Polars' LazyFrames form the foundation of the library’s streaming mode, enabling efficient streaming pipelines, real-time transformations, and seamless integration with various data sinks.
This session will explore use cases and technical implementations of both lazy queries and streaming mode. We’ll also include live-coding demonstrations to introduce the tool, showcase best practices, and highlight common pitfalls.
Attendees will walk away with practical knowledge of lazy queries and streaming mode, ready to apply these tools in their daily work as data engineers or data scientists.

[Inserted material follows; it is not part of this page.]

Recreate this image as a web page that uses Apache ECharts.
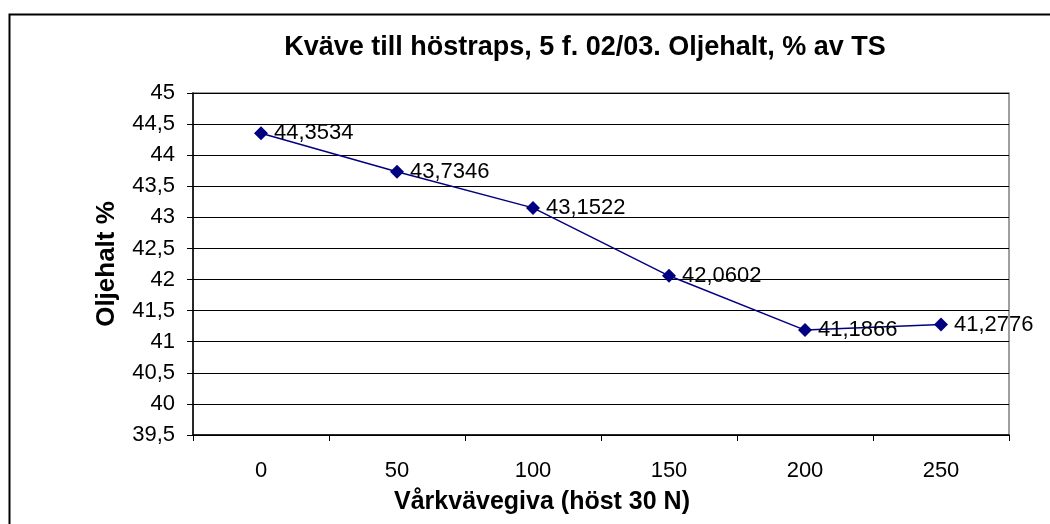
<!DOCTYPE html>
<html lang="sv">
<head>
    <meta charset="UTF-8">
    <title>Oljehalt</title>
    <style>
        html, body { margin: 0; padding: 0; background: #fff; }
        #chart { width: 1050px; height: 524px; }
    </style>
</head>
<body>
    <div id="chart"></div>
    <script src="https://cdn.jsdelivr.net/npm/echarts@6/dist/echarts.min.js"></script>
    <script>
        var categories = ['0', '50', '100', '150', '200', '250'];
        var oljehalt = [44.3534, 43.7346, 43.1522, 42.0602, 41.1866, 41.2776];

        var font = 'Liberation Sans, Arial, sans-serif';
        function komma(v) { return String(v).replace('.', ','); }

        var chart = echarts.init(document.getElementById('chart'));
        var option = {
            backgroundColor: '#fff',
            animation: false,
            title: {
                text: 'Kväve till höstraps, 5 f. 02/03. Oljehalt, % av TS',
                left: 580,
                top: 29,
                textAlign: 'center',
                textStyle: { fontFamily: font, fontSize: 27, fontWeight: 'bold', color: '#000' }
            },
            graphic: [{
                type: 'rect',
                left: 7, top: 12,
                shape: { width: 1100, height: 600 },
                style: { fill: null, stroke: '#000', lineWidth: 2 }
            }],
            grid: {
                left: 193, right: 41, top: 93, bottom: 89,
                outerBoundsMode: 'none',
                containLabel: false,
                show: true, borderColor: '#808080', borderWidth: 1.5, backgroundColor: '#fff'
            },
            xAxis: {
                type: 'category',
                data: categories,
                boundaryGap: true,
                name: 'Vårkvävegiva (höst 30 N)',
                nameLocation: 'middle',
                nameGap: 55,
                nameTextStyle: { fontFamily: font, fontSize: 25, fontWeight: 'bold', color: '#000', padding: [0, 118, 0, 0] },
                axisLine: { lineStyle: { color: '#000', width: 1.5 } },
                axisTick: { show: true, length: 6, lineStyle: { color: '#000' } },
                axisLabel: { fontFamily: font, fontSize: 22, color: '#000', margin: 25 },
                splitLine: { show: false }
            },
            yAxis: {
                type: 'value',
                min: 39.5, max: 45, interval: 0.5,
                name: 'Oljehalt %',
                nameLocation: 'middle',
                nameRotate: 90,
                nameGap: 73,
                nameTextStyle: { fontFamily: font, fontSize: 26, fontWeight: 'bold', color: '#000' },
                axisLine: { show: true, lineStyle: { color: '#000', width: 1.5 } },
                axisTick: { show: true, length: 6, lineStyle: { color: '#000' } },
                axisLabel: { fontFamily: font, fontSize: 22, color: '#000', margin: 18, formatter: komma },
                splitLine: { show: true, lineStyle: { color: '#000', width: 1 } }
            },
            series: [{
                type: 'line',
                data: oljehalt,
                symbol: 'diamond',
                symbolSize: 14,
                itemStyle: { color: '#000080' },
                lineStyle: { color: '#000080', width: 1.5 },
                label: {
                    show: true,
                    position: 'right',
                    distance: 6,
                    fontFamily: font,
                    fontSize: 22,
                    color: '#000',
                    formatter: function (p) { return komma(p.value); }
                }
            }]
        };
        chart.setOption(option);
    </script>
</body>
</html>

Browser-based AI workflows in Jupyter
JupyterLite brings Python and other programming languages to the browser, removing the need for a server. In this talk, we show how to extend it for AI workflows: connecting to remote models, running smaller models locally in the browser, and leveraging lightweight interfaces like a chat to interact with them.
Navigating the security compliance maze of an ML service
While everyone is talking about the m(e/a)ss of bureaucracy, we want to show you hands-on what you could need to be doing to operate an ML service. We will give an overview of things like ISO-27001 certifications, Cyber Resilience Act or AIBOMs. We want to highlight their impact/intention and give advice on how integrate them into your development workflow.
This talk is written from a practiconer's perspective and will help you set up your project to make your compliance department happy. It isn't meant as a deep-dive into the individual standards.